Transcription Factor PLAGL1 Is Associated with Angiogenic Gene Expression in the Placenta

During pregnancy, the placenta is important for transporting nutrients and waste between the maternal and fetal blood supply, secreting hormones, and serving as a protective barrier. To better understand placental development, we must understand how placental gene expression is regulated. We used RNA-seq data and ChIP-seq data for the enhancer associated mark, H3k27ac, to study gene regulation in the mouse placenta at embryonic day (e) 9.5, when the placenta is developing a complex network of blood vessels.

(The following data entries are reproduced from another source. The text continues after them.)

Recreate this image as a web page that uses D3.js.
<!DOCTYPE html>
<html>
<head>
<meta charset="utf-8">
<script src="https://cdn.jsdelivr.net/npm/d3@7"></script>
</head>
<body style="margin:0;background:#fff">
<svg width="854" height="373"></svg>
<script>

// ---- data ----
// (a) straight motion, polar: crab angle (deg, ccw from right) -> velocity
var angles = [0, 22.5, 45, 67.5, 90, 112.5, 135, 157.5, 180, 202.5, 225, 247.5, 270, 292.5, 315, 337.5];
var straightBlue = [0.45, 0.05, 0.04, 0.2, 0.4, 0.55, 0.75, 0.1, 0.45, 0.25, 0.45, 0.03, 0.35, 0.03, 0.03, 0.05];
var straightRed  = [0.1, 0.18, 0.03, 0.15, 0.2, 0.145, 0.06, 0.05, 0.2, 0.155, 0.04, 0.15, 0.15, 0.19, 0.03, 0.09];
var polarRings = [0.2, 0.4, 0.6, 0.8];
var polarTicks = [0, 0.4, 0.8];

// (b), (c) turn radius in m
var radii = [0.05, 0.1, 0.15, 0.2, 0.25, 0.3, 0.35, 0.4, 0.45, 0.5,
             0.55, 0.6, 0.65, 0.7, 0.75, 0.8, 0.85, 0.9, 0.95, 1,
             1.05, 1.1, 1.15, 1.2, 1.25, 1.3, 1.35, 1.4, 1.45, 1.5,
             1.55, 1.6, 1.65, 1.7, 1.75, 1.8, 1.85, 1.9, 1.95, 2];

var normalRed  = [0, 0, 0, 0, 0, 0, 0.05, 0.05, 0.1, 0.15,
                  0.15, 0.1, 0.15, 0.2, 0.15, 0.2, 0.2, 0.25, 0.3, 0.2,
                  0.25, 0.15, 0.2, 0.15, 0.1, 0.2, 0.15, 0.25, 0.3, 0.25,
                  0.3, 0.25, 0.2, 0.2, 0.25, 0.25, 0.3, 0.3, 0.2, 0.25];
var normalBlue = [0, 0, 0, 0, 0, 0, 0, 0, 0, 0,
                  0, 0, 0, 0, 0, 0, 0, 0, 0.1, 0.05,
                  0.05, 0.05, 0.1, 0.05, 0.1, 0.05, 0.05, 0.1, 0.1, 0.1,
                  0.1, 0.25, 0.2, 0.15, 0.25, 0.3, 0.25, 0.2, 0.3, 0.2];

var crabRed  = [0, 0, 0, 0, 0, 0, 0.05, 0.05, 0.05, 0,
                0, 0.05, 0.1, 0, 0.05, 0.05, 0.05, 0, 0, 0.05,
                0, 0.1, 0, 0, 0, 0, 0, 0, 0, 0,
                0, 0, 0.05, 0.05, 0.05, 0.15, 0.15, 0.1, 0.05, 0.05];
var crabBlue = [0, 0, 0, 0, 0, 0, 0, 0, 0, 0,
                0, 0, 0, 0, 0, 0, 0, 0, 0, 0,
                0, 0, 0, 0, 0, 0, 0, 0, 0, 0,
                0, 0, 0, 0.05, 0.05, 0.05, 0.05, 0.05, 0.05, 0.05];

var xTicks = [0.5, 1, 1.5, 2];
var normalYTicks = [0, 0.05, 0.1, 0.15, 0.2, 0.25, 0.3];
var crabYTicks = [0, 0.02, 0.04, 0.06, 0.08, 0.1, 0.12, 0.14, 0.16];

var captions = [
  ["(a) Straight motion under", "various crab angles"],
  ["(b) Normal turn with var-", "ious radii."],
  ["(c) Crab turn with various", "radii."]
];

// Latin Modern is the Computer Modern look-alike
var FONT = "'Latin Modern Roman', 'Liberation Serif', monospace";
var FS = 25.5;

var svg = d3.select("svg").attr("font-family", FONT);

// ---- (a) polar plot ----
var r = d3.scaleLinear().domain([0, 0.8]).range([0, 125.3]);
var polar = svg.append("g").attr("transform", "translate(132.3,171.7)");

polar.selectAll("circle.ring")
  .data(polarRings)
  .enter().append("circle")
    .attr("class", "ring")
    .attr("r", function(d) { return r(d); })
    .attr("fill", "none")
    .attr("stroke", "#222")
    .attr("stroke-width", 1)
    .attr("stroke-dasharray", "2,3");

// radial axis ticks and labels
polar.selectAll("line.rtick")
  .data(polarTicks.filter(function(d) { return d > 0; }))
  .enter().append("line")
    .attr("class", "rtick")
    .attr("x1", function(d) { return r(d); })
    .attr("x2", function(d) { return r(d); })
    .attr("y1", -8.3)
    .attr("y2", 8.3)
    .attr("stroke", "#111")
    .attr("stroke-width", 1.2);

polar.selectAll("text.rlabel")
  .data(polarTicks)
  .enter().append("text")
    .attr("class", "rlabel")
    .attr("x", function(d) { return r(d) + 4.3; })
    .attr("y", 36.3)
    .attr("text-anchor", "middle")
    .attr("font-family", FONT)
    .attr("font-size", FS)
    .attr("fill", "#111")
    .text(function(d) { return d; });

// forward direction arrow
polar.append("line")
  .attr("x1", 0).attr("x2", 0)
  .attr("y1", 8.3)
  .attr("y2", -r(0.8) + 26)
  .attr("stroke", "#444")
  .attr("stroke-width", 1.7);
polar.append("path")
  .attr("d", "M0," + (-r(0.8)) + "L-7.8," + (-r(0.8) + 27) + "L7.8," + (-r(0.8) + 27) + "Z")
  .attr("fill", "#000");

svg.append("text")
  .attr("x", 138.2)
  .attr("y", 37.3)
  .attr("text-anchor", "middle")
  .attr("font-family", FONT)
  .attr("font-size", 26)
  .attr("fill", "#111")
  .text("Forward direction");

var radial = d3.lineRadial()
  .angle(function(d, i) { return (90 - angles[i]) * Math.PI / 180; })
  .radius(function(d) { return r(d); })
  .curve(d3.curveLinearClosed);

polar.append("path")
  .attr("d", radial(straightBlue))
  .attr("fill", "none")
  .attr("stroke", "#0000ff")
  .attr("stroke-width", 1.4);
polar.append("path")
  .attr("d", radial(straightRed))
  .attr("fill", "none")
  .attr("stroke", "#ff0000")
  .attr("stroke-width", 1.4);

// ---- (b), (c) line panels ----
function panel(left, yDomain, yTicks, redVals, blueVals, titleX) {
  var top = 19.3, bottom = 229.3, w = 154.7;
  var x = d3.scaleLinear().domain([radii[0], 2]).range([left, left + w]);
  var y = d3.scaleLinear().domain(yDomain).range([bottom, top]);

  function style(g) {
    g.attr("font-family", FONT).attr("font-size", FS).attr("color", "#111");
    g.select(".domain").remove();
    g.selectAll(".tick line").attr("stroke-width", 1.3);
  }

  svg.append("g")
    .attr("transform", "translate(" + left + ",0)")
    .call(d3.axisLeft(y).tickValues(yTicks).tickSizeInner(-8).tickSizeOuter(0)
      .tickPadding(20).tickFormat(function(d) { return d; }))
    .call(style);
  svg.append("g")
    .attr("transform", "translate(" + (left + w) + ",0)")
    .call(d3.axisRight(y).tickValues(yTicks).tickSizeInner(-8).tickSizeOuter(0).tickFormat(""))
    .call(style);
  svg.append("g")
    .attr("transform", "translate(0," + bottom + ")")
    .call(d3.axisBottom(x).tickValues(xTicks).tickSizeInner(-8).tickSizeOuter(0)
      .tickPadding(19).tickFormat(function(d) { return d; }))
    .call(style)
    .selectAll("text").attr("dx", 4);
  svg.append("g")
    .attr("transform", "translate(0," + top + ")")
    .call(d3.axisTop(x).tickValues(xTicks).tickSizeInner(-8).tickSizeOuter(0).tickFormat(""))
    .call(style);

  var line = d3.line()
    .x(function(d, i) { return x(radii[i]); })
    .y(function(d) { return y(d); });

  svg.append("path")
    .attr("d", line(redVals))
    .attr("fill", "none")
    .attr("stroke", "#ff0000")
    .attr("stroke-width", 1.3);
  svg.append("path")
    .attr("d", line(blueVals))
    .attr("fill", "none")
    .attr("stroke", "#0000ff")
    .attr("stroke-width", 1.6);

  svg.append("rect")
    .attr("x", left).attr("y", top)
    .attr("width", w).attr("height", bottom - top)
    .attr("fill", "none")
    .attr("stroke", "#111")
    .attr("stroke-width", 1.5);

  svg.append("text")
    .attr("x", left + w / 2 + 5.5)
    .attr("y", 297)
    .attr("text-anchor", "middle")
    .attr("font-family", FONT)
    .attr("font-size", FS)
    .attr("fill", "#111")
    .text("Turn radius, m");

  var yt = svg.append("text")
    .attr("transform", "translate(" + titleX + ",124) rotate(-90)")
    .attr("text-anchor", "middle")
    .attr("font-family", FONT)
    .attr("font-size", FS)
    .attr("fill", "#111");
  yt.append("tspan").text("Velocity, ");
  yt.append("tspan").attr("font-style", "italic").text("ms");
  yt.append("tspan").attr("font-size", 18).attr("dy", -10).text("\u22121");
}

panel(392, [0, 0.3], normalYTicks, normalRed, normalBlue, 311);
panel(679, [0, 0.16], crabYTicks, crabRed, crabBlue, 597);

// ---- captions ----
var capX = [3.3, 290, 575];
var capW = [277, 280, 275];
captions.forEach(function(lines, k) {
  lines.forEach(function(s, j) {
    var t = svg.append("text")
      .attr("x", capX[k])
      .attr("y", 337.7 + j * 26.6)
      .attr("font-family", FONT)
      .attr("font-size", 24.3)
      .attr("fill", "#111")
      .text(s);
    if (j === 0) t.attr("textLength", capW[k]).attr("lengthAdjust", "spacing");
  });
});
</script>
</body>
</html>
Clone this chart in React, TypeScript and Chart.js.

We identified several upregulated transcription factors with enriched binding sites in e9.5-specific enhancers. The most enriched transcription factor, PLAGL1 had a predicted motif in 233 regions that were significantly associated with vasculature development and response to insulin stimulus genes. We then performed several experiments using mouse placenta and a human trophoblast cell line to understand the role of PLAGL1 in placental development. In the mouse placenta, Plagl1 is expressed in endothelial cells of the labyrinth layer and is differentially expressed in placentas from mice with gestational diabetes compared to placentas from control mice in a sex-specific manner. In human trophoblast cells, siRNA knockdown significantly decreased expression of genes associated with placental vasculature development terms. In a tube assay, decreased PLAGL1 expression led to reduced cord formation. These results suggest that Plagl1 regulates overlapping gene networks in placental trophoblast and endothelial cells, and may play a critical role in placental development in normal and complicated pregnancies.